Billing June’s election as “Round 2” in a three-round contest, Marston and Gotch face the peculiar political challenge of having to simultaneously win two races: the special runoff for the six months remaining in Killea’s unexpired term and their respective parties’ primary nominations for the two-year term at stake in November. Victory in the former, both candidates acknowledge, will generate powerful, perhaps unstoppable, momentum for a repeat win this fall.

Beyond its puzzling makeup, there are other compelling aspects to the campaign--notably, the rarity of an open state legislative race, combined with a partisan balance that makes the 78th District among the most competitive in the state. With Democrats holding only a slim 45%-41% voter registration edge, the district was, throughout Killea’s four terms, the most heavily Republican legislative district represented by a Democrat in the state.

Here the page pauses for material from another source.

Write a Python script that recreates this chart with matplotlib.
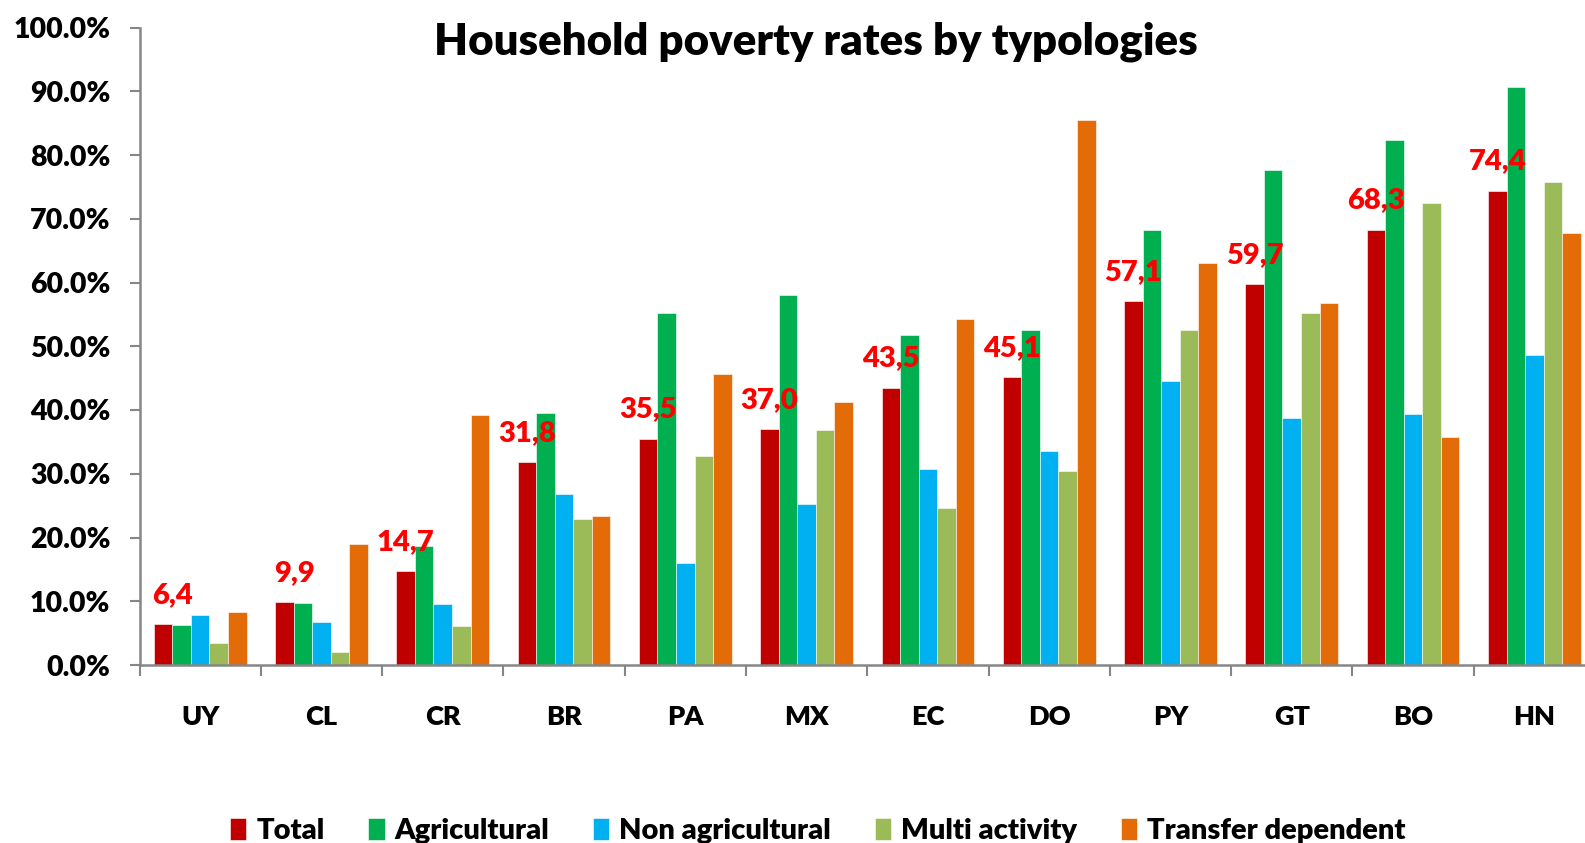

Despite those factors, the campaign has been waged in relative obscurity, since Marston and Gotch finished first and second, respectively, in the primary to qualify for the runoff. By virtue of running unopposed in her Peace and Freedom Party primary, teacher Jane Rocio Evans also will be on June’s special runoff ballot.

After having the political stage largely to themselves before April’s special primary, Gotch and Marston have watched their race assume a progressively lower profile as several other campaigns--including some in which longtime congressional and state legislative incumbents face strong primary challenges--diverted press and public attention.

“We’ve gotten a little lost in the shuffle, and that’s been frustrating,” Gotch said. “That’s made it more difficult to articulate the issues and focus on the differences.”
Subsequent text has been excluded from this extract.